Example of configuring core binding

Runtime Extension provides API of ipex.cpu.runtime.pin to a CPU Pool for binding physical cores. We can use it without the async task feature. Here is the example to use ipex.cpu.runtime.pin in the with context.

cpu_pool = ipex.cpu.runtime.CPUPool(node_id=0)
with ipex.cpu.runtime.pin(cpu_pool):
    y_runtime = traced_model1(x)

Detail Design

How the core binding is implemented

The Runtime Extension relies on the kmp_* API inside iomp share library to fulfill the core binding. During the initialization of async threads, kmp_* API functions are invoked internally to start up an OpenMP group with specified number of worker threads. Each worker thread is then bound to the designated physical core(s) inside this OpenMP group.

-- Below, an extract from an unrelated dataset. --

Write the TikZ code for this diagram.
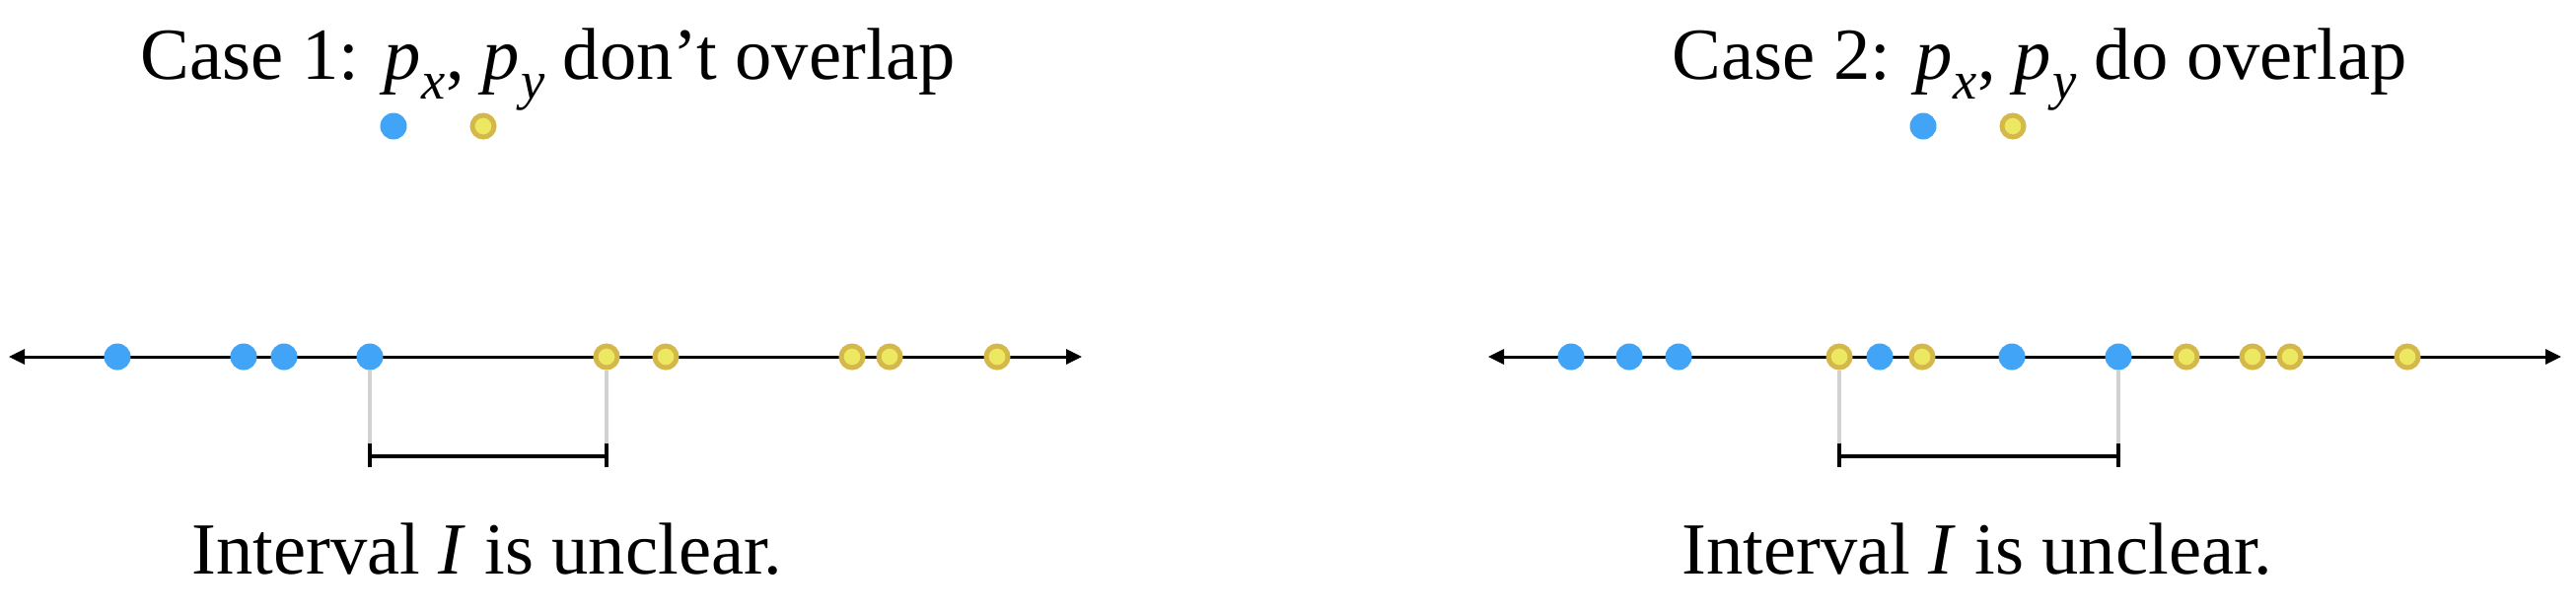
\documentclass[tikz,border=0pt]{standalone}
\usepackage{fontspec}
\setmainfont{Liberation Serif}
\usetikzlibrary{arrows.meta}
\definecolor{dotblue}{HTML}{42A4F7}
\definecolor{dotyel}{HTML}{EDE862}
\definecolor{dotyelb}{HTML}{D5B84A}
\definecolor{guide}{HTML}{D2D2D2}
\newcommand{\pvar}[1]{\textit{p}\kern0.02em\raisebox{-0.28em}{\fontsize{15.5}{16}\selectfont\textit{#1}}}
\begin{document}
\begin{tikzpicture}[x=0.01cm,y=-0.01cm,
  bdot/.style={circle,fill=dotblue,inner sep=0pt,minimum size=0.27cm},
  ydot/.style={circle,fill=dotyel,draw=dotyelb,line width=0.05cm,inner sep=0pt,minimum size=0.22cm},
  axisline/.style={line width=0.03cm,{Triangle[length=0.16cm,width=0.15cm]}-{Triangle[length=0.16cm,width=0.15cm]}},
  guideline/.style={draw=guide,line width=0.035cm},
  bracket/.style={line width=0.04cm},
  lbl/.style={font=\fontsize{21.2}{25}\selectfont,inner sep=0pt}]
\useasboundingbox (0,0) rectangle (2612,620);

% ---------- Case 1 ----------
\node[lbl,anchor=base west] (t1) at (142,80) {Case 1: \pvar{x}, \pvar{y} don't overlap};
\node[bdot] (t1b) at (399,128) {};
\node[ydot] (t1y) at (490,128) {};

\coordinate (a1l) at (9,362);
\coordinate (a1r) at (1097,362);
\draw[axisline] (a1l) -- (a1r);

\node[bdot] (p1) at (119,362) {};
\node[bdot] (p2) at (247,362) {};
\node[bdot] (p3) at (288,362) {};
\node[bdot] (p4) at (375,362) {};
\node[ydot] (q1) at (615,362) {};
\node[ydot] (q2) at (675,362) {};
\node[ydot] (q3) at (864,362) {};
\node[ydot] (q4) at (902,362) {};
\node[ydot] (q5) at (1011,362) {};

\coordinate (c1lt) at (375,450);
\coordinate (c1lm) at (375,463);
\coordinate (c1lb) at (375,474);
\coordinate (c1rt) at (615,450);
\coordinate (c1rm) at (615,463);
\coordinate (c1rb) at (615,474);
\draw[guideline] (p4.south) -- (c1lt);
\draw[guideline] (q1.south) -- (c1rt);
\draw[bracket] (c1lt) -- (c1lb) (c1lm) -- (c1rm) (c1rt) -- (c1rb);

\node[lbl,anchor=base] (i1) at (494,582) {Interval \textit{I} is unclear.};

% ---------- Case 2 ----------
\node[lbl,anchor=base west] (t2) at (1695,80) {Case 2: \pvar{x}, \pvar{y} do overlap};
\node[bdot] (t2b) at (1950,128) {};
\node[ydot] (t2y) at (2041,128) {};

\coordinate (a2l) at (1509,362);
\coordinate (a2r) at (2597,362);
\draw[axisline] (a2l) -- (a2r);

\node[bdot] (r1) at (1593,362) {};
\node[bdot] (r2) at (1652,362) {};
\node[bdot] (r3) at (1702,362) {};
\node[ydot] (s1) at (1865,362) {};
\node[bdot] (r4) at (1906,362) {};
\node[ydot] (s2) at (1949,362) {};
\node[bdot] (r5) at (2040,362) {};
\node[bdot] (r6) at (2148,362) {};
\node[ydot] (s3) at (2217,362) {};
\node[ydot] (s4) at (2284,362) {};
\node[ydot] (s5) at (2322,362) {};
\node[ydot] (s6) at (2441,362) {};

\coordinate (c2lt) at (1865,450);
\coordinate (c2lm) at (1865,463);
\coordinate (c2lb) at (1865,474);
\coordinate (c2rt) at (2148,450);
\coordinate (c2rm) at (2148,463);
\coordinate (c2rb) at (2148,474);
\draw[guideline] (s1.south) -- (c2lt);
\draw[guideline] (r6.south) -- (c2rt);
\draw[bracket] (c2lt) -- (c2lb) (c2lm) -- (c2rm) (c2rt) -- (c2rb);

\node[lbl,anchor=base] (i2) at (2005,582) {Interval \textit{I} is unclear.};
\end{tikzpicture}
\end{document}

After initialization, when you submit a task, the OpenMP group will serve the requested task.

Design of Task

Task is an abstraction of computation based on PyTorch module and is scheduled asynchronously. When a task is created with specific nn.Module or jit module, a sub-thread is initialized and bound to this task. During the initialization, an OpenMP worker group is created and bound to this sub-thread. After initialization, the sub-thread waits for input. When the main thread submits an input to this task, the sub-thread will wake up and execute the input. The main thread returns a FutureTensor and is not block until an explicit FutureTensor.get() is invoked to get the results executed in the sub-thread.

IOMP preload or load during the runtime

Since Runtime Extension relies on the APIs from IOMP, we need to preload IOMP before executing the application. We want Intel® Extension for PyTorch* built with Runtime API enabled. This means it should work fine without loading IOMP if the user didn’t use the runtime API. Here we choose to dlopen IOMP library during runtime and we ensure the IOMP symbols are initialized once globally.